The Unexpected Reason Jelly Doughnuts Became A Hanukkah Staple

If you've never celebrated the Jewish holiday of Hanukkah, then you haven't experienced the joy of eating fried food for eight straight nights in a row. The current-day holiday of Hanukkah, which falls on a different day each year, commemorates the victory of a group of Jews known as the Maccabees, who revolted against Syrian-Greek armed forces in Judea. A pivotal moment of the revolt occurred in 165 B.C. when the Maccabees successfully defeated a Syrian-Greek army that had seized the sacred Jewish Temple in Jerusalem years earlier.

As part of the rededication of the Temple, the Maccabees lit the traditional Jewish oil lamp known as a menorah. As the story goes, they used olive oil, and although it was only enough to last for one day, it burned for eight days and nights. Ever since then, Jewish people light a chanukiah (a version of the menorah with nine candles, rather than seven) every night during Hanukkah — but in a tip of the hat to the oily miracle, Hanukkah celebrations usually include a fried food, such as the potato fritters known as latkes, and doughnuts (called sufganiyot) for dessert.

Doughnuts fit right in with a holiday all about oil

You're probably familiar with crispy, salty potato latkes, that classic Hanukkah food that's fried in plenty of oil as a way to commemorate the original Hanukkah miracle. But did you know that since the early 20th century, fried jelly doughnuts have crowded Hanukkah tables as well?

The round, jelly-stuffed, powdered sugar-topped doughnuts known as sufganiyot in Hebrew became a popular Hanukkah treat in the British Mandate of Palestine (modern-day Israel) starting in the late 1920s (via The Atlanta Jewish Times). Prior to that, potato latkes had been the fried delight of choice, but in those years, the jelly doughnuts arrived by way of Poland — where they were called ponchik — and were promoted by a labor federation as a way to create jobs in the Levant. Folks were able to find work making, delivering, and selling the sticky desserts; after all, doughnuts are not that easy to make at home, so people were more apt to buy them.

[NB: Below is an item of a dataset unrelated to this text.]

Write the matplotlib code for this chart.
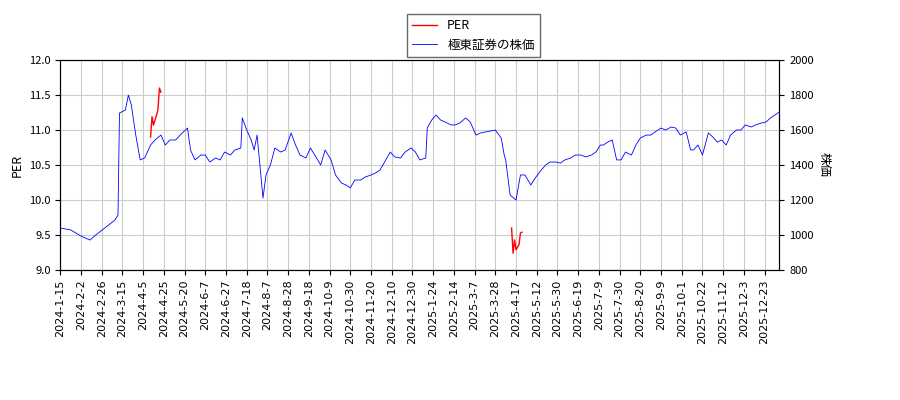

Sufganiyot were deliberately pushed as a tradition

In the first half of the 20th century, an organization called the Israeli Histadrut sought to integrate Jews further into the fabric of society in British-mandated Palestine. Building on the traditions of Russian socialism, one of its goals to accomplish this was full employment for members of the Jewish community. Enter jelly doughnuts. 

Sufganiyot aren't like latkes; pretty much anyone can make what are essentially grated and fried potato pancakes. Sufganiyot, though, are much trickier, typically requiring a professional baker's skilled hand. The Histadrut knew this and deliberately sought to push them as a "traditional" treat during Hanukkah after the end of autumnal holidays like Rosh Hashanah, Sukkot, and Shemini Atzeret left a dry spell in business for Jewish bakers. After all, if the new Hanukkah Hotness was something you had to go to a professional to get, it meant those professionals would make a lot more money. It worked like a charm, and now sufganiyot are as much a part of Hanukkah tradition as the menorah. This is particularly true in Israel, where 18 million sufganiyot (around three per person) are eaten around the holiday each year. 

A lot of holiday traditions aren't nearly as old as we think

Historically, this isn't all that unusual; many things we think of as holiday "traditions" haven't actually been around that long. Elf on a Shelf has only existed since 2005, ugly sweater parties only appeared in the 1980s, and advent calendars didn't catch on until the 1920s. Canned cranberry sauce on Thanksgiving wasn't a thing until the late 1800s. It makes sense that if Christmas and Thanksgiving holiday traditions are much newer than we'd expect, Hanukkah ones might be as well. 

The tradition ultimately spread to America, where sufganiyot gained traction as a Hanukkah food, likely in no small part due to Jewish contributions to American doughnuts. Now, all manner of inventive recipes for the fritters have appeared, from Israeli-American chef Alon Shaya's baharat-spiced sufganiyot with espresso fudge to Jewish food blogger Amy Kritzer's version stuffed with a chocolate-lime cream. So, in preparation for Hanukkah this year, you might want to bust out some dry yeast, a deep pan, and plenty of oil.